Yes, there are rather graver matters at hand, but bustling its way to the front in Paris is civic concern about the growing use of artificial flowers. Shops and restaurants have increasingly resorted to flora made from le plastique to improve their Instagramability – and not just to spare themselves the faff of watering, feeding and dead-heading.
Thanks to the hit Netflix series Emily in Paris, which festoons every outdoor scene with extra frou-frou, traders have found artfully garish garlanding can raise their takings by up to 15%.

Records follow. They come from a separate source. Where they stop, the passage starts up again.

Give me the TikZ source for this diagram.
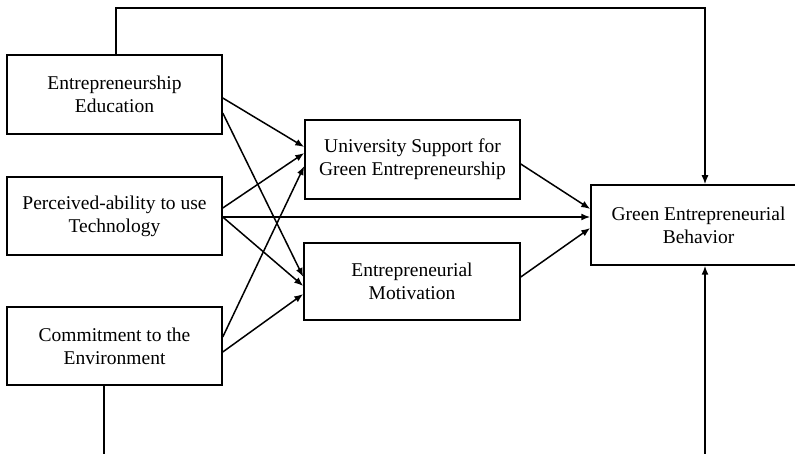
\documentclass[tikz,border=0pt]{standalone}
\usepackage{fontspec}
\setmainfont{Liberation Serif}
\usetikzlibrary{arrows.meta}
\begin{document}
\begin{tikzpicture}[x=1pt,y=-1pt,
  box/.style={draw,line width=1.5pt,rectangle,align=center,inner sep=0pt,
    font=\fontsize{19.5}{23}\selectfont,minimum width=215pt,minimum height=79pt},
  conn/.style={line width=1.5pt,-{Latex[length=9pt,width=7pt]}},
  plain/.style={line width=1.5pt}]
\useasboundingbox (0,0) rectangle (795,454);
\clip (0,0) rectangle (795,454);
\node[box] (ee) at (114.5,94.5) {Entrepreneurship\\Education};
\node[box,minimum height=78pt] (pt) at (114.5,216) {Perceived-ability to use\\Technology};
\node[box,minimum height=78pt] (ce) at (114.5,346) {Commitment to the\\Environment};
\node[box] (us) at (412.5,159.5) {University Support for\\Green Entrepreneurship};
\node[box,minimum width=216pt,minimum height=77pt] (em) at (412,281.5) {Entrepreneurial\\Motivation};
\node[box,minimum height=80pt] (geb) at (698.5,225) {Green Entrepreneurial\\Behavior};
\coordinate (tl) at (116,8);
\coordinate (tr) at (705,8);
\coordinate (bl) at (104,470);
\coordinate (br) at (705,470);
\draw[conn] ([yshift=-3.5pt]ee.east) -- ([yshift=12.5pt]us.west);
\draw[conn] ([yshift=-18.5pt]ee.east) -- ([yshift=4.5pt]em.west);
\draw[conn] ([yshift=8pt]pt.east) -- ([yshift=6.5pt]us.west);
\draw[conn] ([yshift=-1pt]pt.east) -- ([yshift=8pt]geb.west);
\draw[conn] ([yshift=-1pt]pt.east) -- ([yshift=-4.5pt]em.west);
\draw[conn] ([yshift=9pt]ce.east) -- ([yshift=-6.5pt]us.west);
\draw[conn] ([yshift=-6pt]ce.east) -- ([yshift=-12.5pt]em.west);
\draw[conn] ([yshift=-4.5pt]us.east) -- ([yshift=16pt]geb.west);
\draw[conn] ([yshift=4.5pt]em.east) -- ([yshift=-3pt]geb.west);
\draw[conn] ([xshift=1.5pt]ee.north) -- (tl) -- (tr) -- ([xshift=6.5pt]geb.north);
\draw[plain] ([xshift=-10.5pt]ce.south) -- (bl);
\draw[conn] (br) -- ([xshift=6.5pt]geb.south);
\end{tikzpicture}
\end{document}
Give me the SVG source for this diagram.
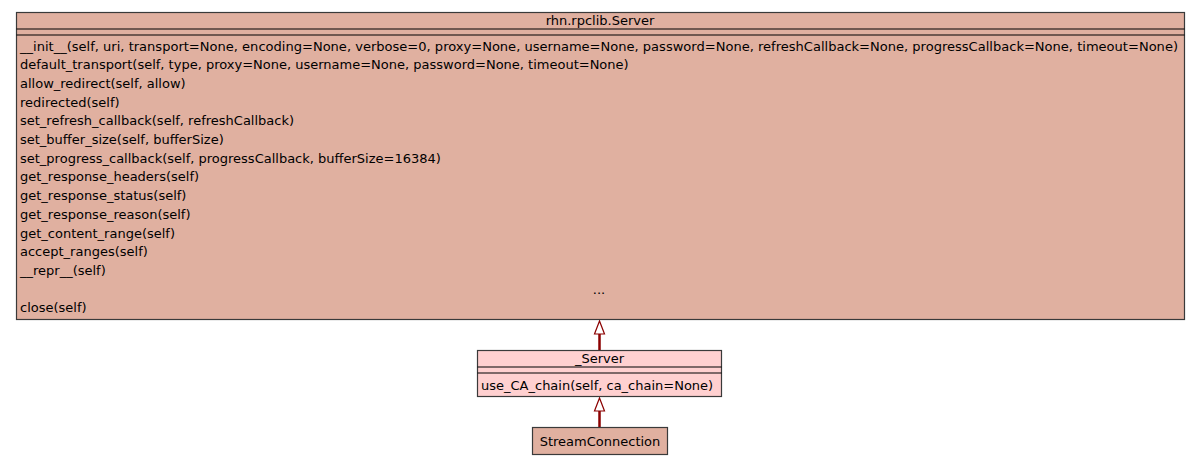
<svg xmlns="http://www.w3.org/2000/svg" width="1200" height="467" viewBox="0 0 1200 467">
<style>
.box{stroke:#3a3a3a;stroke-width:1.2}
.main{fill:#e0b0a0}
.pink{fill:#ffd0d0}
.sep{stroke:#000;stroke-width:1.2}
text{font-family:"DejaVu Sans",sans-serif;font-size:13px;fill:#000}
.c{text-anchor:middle}
.edge{stroke:#8b0000;stroke-width:2.5;fill:none}
.head{fill:#fff;stroke:#8b0000;stroke-width:1.2}
</style>
<rect width="1200" height="467" fill="#fff"/>
<g id="connectors">
<line class="edge" x1="599.5" y1="350" x2="599.5" y2="333"/>
<polygon class="head" points="599.5,321 594.5,334 604.5,334"/>
<line class="edge" x1="599.5" y1="427" x2="599.5" y2="410"/>
<polygon class="head" points="599.5,398 594.5,411 604.5,411"/>
</g>
<g id="rhn.rpclib.Server">
<rect class="box main" x="16.5" y="12.5" width="1168" height="307"/>
<line class="sep" x1="16.5" y1="29" x2="1184.5" y2="29"/>
<line class="sep" x1="16.5" y1="35" x2="1184.5" y2="35"/>
<text class="c" x="600" y="24.5">rhn.rpclib.Server</text>
<text x="20" y="50.5" textLength="1158" lengthAdjust="spacingAndGlyphs">__init__(self, uri, transport=None, encoding=None, verbose=0, proxy=None, username=None, password=None, refreshCallback=None, progressCallback=None, timeout=None)</text>
<text x="20" y="69.2">default_transport(self, type, proxy=None, username=None, password=None, timeout=None)</text>
<text x="20" y="87.9">allow_redirect(self, allow)</text>
<text x="20" y="106.6">redirected(self)</text>
<text x="20" y="125.3">set_refresh_callback(self, refreshCallback)</text>
<text x="20" y="144">set_buffer_size(self, bufferSize)</text>
<text x="20" y="162.7">set_progress_callback(self, progressCallback, bufferSize=16384)</text>
<text x="20" y="181.4">get_response_headers(self)</text>
<text x="20" y="200.1">get_response_status(self)</text>
<text x="20" y="218.8">get_response_reason(self)</text>
<text x="20" y="237.5">get_content_range(self)</text>
<text x="20" y="256.2">accept_ranges(self)</text>
<text x="20" y="274.9">__repr__(self)</text>
<text class="c" x="599" y="293.5">...</text>
<text x="20" y="312.3">close(self)</text>
</g>
<g id="_Server">
<rect class="box pink" x="477.5" y="350.5" width="244" height="46"/>
<line class="sep" x1="477.5" y1="367" x2="721.5" y2="367"/>
<line class="sep" x1="477.5" y1="373" x2="721.5" y2="373"/>
<text class="c" x="599.5" y="362.5">_Server</text>
<text x="481" y="389.5">use_CA_chain(self, ca_chain=None)</text>
</g>
<g id="StreamConnection">
<rect class="box main" x="532.5" y="427.5" width="135" height="27"/>
<text class="c" x="600" y="445.5">StreamConnection</text>
</g>
</svg>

The horrified Conseil de Paris is drafting rules to ban false flora as an affront to culture and heritage. It’s yet another chapter in the local ambivalence toward the already hyper-touristed city’s Emily-wrought visitor boom. Since 2000, the series has been doing to Paris what Disney did to London in the 60s hit movie Mary Poppins. While nobody then minded cheery Cockneys and Pearly Queens with dodgy accents tapdancing across mistily sooty rooftops, today’s Parisiens are less inclined to think their city needs extra set-decorating.
But the initial cries of quelle horreur diminished when the Emily tourists’ faux flower selfies started directly benefiting traders’ bottom lines. The artifice can be made to look extremely fetching, especially at night with clever lighting.
Just to confound these matters of taste and authenticity, no less an authority than the Financial Times has declared that artificial flowers are acceptable – “friend rather than faux” – with fashion houses and royals embracing them with enthusiasm. The paper showcased several high-end purveyors, one of whom entered the business during lockdown when the live-flower trade did a freeze.
This follows the lockdown surge in dried flower-selling, the fragile preserved bouquets now often fetching huge prices.
A whizz through social media affirms that the beauty of faux and dried blooms can easily rival the sometimes sterile perfection of farmed floristry. And unlike one’s own lovingly grown flowers, they won’t fall to bits, shelter nipping earwigs or leave manky slime in the vases.
Although often made of plastic, polyester or silk – all crimes against sustainability – artificial flowers can have a lower carbon footprint than real floristry, depending on respective lifespans and provenance.
A plastic floral shop frontage could last for years, needing little maintenance. Getting the same year-round effect from real plants is impossible, and while the live display lasts, it requires water, fertiliser and daily labour – while possibly impairing the premises’ watertightness.
Live plants and bouquets typically entail much plastic packaging as well as road and/or air mile crimes that falsies generate only once.
Silk and polyester replicas can last years (although they’re sods to dust).
Home blogger India Knight prescribes a slew of rules to avoid false flowers looking naff, including not placing them in direct line of sight or making them a focal point, using opaque vases (the stems are usually unconvincing) and even mixing them with real flowers and foliage.
She says they work best in non-minimalist rooms where they add to the ambience without standing out.
For those who still shudder at the memory of last century’s frowsty thick plastic roses, it’s worth remembering that the bounds of good taste have just thudded to a new low. One can now buy former US president Donald Trump’s signature scent, Victory 47 – US$99 to “own every room you step into” – and his blindingly gold US$399 “Never Surrender” sneakers.
The repeat presidential candidate also claims to have earned at least US$100,000 from digital trading cards depicting him as a cowboy, superhero and astronaut.
Provided Trump doesn’t next appear with a polyester ranunculus in his lapel, even those ubiquitous neon plastic gerberas suddenly seem quite classy.